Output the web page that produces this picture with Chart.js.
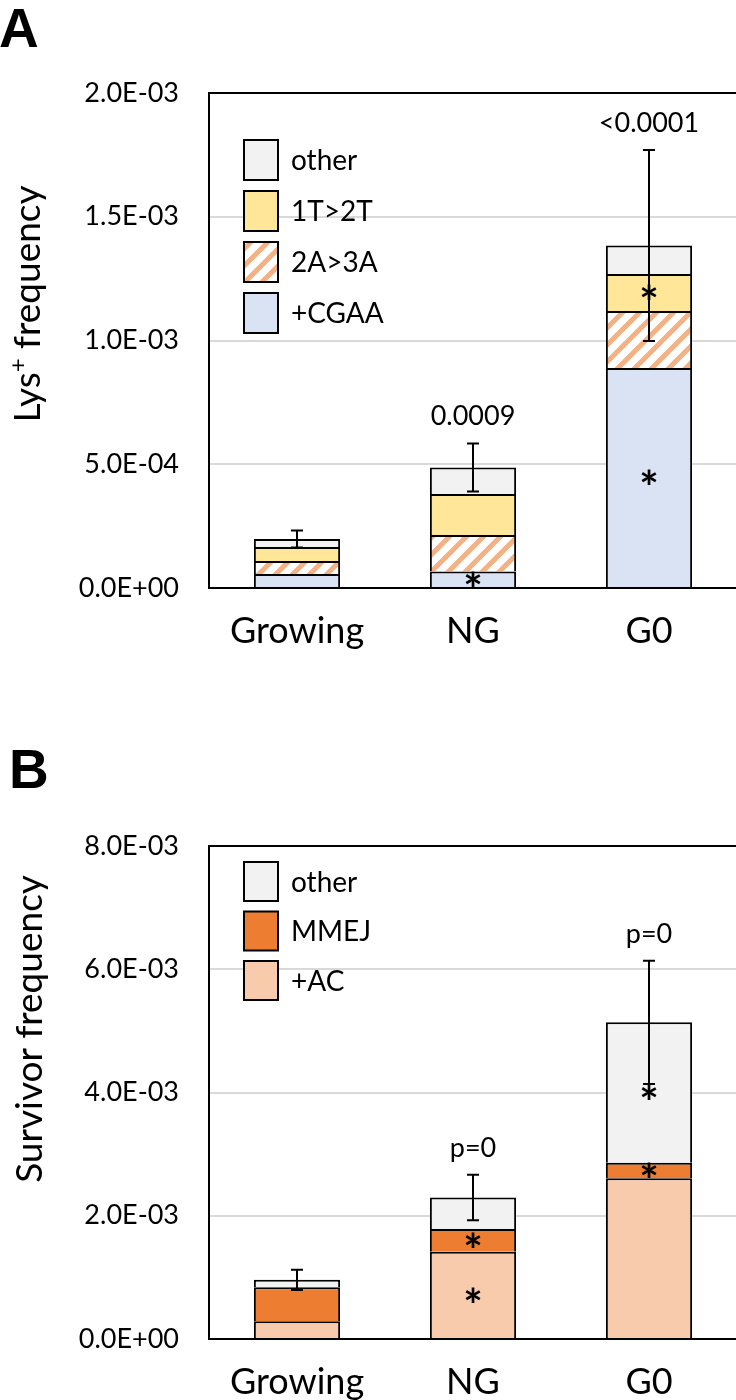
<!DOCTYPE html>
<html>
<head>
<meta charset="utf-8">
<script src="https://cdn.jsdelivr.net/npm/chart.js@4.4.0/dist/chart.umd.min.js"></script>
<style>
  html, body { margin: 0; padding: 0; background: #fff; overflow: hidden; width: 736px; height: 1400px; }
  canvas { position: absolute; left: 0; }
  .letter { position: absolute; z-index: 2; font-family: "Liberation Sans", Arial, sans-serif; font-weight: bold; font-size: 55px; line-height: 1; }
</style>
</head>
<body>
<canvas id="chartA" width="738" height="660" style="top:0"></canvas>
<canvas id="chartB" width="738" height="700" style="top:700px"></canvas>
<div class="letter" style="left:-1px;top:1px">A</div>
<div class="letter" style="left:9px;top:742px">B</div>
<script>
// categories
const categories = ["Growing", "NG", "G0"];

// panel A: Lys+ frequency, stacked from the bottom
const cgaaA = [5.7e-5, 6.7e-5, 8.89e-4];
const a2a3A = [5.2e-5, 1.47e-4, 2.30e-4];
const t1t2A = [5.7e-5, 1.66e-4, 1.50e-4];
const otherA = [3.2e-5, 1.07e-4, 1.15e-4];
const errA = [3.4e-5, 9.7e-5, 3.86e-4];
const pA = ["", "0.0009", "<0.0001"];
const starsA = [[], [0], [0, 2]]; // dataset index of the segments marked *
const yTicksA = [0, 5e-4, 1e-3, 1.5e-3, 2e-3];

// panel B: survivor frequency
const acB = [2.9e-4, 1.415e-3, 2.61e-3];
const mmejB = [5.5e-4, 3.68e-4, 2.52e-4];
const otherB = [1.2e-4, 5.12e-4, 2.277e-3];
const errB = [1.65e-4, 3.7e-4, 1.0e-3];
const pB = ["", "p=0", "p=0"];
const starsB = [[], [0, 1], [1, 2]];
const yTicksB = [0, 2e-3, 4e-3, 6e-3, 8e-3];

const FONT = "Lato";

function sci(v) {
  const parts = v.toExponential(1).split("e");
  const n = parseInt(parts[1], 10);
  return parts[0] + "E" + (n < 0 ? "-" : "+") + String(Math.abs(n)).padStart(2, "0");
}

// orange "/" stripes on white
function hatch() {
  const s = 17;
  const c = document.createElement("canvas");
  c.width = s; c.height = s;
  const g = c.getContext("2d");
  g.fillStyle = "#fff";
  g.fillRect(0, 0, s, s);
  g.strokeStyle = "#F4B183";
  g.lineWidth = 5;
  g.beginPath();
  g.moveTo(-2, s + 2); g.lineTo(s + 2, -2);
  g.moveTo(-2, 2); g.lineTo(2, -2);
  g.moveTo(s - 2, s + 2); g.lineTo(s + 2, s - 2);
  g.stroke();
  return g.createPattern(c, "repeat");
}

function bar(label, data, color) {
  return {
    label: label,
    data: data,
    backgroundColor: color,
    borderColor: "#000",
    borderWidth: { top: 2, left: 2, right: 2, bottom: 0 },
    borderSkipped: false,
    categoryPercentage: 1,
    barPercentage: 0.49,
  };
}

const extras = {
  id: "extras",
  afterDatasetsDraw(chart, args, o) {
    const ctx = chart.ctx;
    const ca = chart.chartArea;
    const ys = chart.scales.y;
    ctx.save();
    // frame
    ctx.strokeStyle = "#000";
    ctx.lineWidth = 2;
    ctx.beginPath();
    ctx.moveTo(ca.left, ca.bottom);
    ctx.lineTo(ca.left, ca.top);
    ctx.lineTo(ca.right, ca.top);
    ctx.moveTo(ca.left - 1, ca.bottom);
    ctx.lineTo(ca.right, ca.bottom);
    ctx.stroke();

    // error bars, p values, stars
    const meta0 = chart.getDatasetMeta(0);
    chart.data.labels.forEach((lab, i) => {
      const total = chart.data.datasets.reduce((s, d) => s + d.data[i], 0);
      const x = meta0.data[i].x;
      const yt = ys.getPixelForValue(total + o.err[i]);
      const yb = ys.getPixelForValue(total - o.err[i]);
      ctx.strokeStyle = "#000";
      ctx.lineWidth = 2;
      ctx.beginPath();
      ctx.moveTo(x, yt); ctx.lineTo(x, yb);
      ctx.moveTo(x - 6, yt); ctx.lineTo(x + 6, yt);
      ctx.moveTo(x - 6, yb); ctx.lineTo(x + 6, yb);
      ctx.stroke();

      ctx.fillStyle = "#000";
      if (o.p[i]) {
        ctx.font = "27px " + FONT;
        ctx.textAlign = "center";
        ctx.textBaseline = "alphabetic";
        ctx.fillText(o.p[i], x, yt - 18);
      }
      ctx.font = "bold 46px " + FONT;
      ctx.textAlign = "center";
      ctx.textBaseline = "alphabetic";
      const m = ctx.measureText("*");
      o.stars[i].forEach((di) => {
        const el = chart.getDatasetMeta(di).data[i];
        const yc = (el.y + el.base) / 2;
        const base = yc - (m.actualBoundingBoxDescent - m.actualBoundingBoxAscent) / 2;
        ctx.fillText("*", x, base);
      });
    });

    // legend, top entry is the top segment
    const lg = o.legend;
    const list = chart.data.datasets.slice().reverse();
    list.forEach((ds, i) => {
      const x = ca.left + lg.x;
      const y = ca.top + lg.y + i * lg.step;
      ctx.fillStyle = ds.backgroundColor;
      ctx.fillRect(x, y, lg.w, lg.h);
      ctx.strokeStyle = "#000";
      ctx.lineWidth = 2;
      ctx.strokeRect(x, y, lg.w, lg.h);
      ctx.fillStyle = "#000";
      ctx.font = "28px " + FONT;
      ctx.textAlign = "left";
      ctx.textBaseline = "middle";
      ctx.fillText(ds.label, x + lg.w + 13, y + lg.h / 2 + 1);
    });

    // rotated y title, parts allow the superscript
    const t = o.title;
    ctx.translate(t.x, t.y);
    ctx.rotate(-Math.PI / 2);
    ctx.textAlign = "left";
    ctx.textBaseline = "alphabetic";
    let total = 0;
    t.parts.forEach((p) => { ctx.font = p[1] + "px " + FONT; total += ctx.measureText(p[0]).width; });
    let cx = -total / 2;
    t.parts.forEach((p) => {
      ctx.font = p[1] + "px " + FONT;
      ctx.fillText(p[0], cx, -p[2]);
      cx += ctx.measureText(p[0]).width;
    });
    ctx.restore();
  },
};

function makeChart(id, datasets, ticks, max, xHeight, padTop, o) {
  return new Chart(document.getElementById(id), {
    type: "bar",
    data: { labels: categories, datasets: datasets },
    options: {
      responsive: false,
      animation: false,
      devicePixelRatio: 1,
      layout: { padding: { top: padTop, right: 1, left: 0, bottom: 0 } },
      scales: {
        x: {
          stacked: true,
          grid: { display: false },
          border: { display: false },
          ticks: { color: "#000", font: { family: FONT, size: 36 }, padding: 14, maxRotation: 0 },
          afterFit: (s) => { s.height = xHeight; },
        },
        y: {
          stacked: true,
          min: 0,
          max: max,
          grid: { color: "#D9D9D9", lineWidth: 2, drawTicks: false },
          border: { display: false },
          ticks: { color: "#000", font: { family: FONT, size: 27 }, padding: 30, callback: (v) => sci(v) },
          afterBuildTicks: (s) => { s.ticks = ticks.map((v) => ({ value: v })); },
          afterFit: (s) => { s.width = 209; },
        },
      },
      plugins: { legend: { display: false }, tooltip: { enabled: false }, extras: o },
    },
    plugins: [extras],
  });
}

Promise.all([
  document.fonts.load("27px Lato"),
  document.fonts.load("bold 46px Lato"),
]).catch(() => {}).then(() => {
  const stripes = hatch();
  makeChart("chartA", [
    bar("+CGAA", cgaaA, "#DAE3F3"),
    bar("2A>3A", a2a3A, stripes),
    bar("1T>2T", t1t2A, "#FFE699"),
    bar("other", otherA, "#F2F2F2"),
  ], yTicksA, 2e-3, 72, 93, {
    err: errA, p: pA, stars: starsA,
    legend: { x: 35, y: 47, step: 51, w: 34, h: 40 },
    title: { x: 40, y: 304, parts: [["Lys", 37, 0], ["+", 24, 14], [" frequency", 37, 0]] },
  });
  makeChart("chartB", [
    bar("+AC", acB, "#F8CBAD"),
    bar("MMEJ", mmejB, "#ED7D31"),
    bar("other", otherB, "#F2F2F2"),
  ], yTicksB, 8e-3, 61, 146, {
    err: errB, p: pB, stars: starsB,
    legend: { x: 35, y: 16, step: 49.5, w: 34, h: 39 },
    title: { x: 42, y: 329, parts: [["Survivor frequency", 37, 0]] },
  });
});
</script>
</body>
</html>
☆ ☆ ☆ ☆ ☆ ☆ ☆
Print, exactly as written, the lines above from the first one to the one containing "const yTicksA = [0, 5e-4, 1e-3, 1.5e-3, 2e-3];". Leave out pictures.

### Complete output:
Output the web page that produces this picture with Chart.js.
<!DOCTYPE html>
<html>
<head>
<meta charset="utf-8">
<script src="https://cdn.jsdelivr.net/npm/chart.js@4.4.0/dist/chart.umd.min.js"></script>
<style>
  html, body { margin: 0; padding: 0; background: #fff; overflow: hidden; width: 736px; height: 1400px; }
  canvas { position: absolute; left: 0; }
  .letter { position: absolute; z-index: 2; font-family: "Liberation Sans", Arial, sans-serif; font-weight: bold; font-size: 55px; line-height: 1; }
</style>
</head>
<body>
<canvas id="chartA" width="738" height="660" style="top:0"></canvas>
<canvas id="chartB" width="738" height="700" style="top:700px"></canvas>
<div class="letter" style="left:-1px;top:1px">A</div>
<div class="letter" style="left:9px;top:742px">B</div>
<script>
// categories
const categories = ["Growing", "NG", "G0"];

// panel A: Lys+ frequency, stacked from the bottom
const cgaaA = [5.7e-5, 6.7e-5, 8.89e-4];
const a2a3A = [5.2e-5, 1.47e-4, 2.30e-4];
const t1t2A = [5.7e-5, 1.66e-4, 1.50e-4];
const otherA = [3.2e-5, 1.07e-4, 1.15e-4];
const errA = [3.4e-5, 9.7e-5, 3.86e-4];
const pA = ["", "0.0009", "<0.0001"];
const starsA = [[], [0], [0, 2]]; // dataset index of the segments marked *
const yTicksA = [0, 5e-4, 1e-3, 1.5e-3, 2e-3];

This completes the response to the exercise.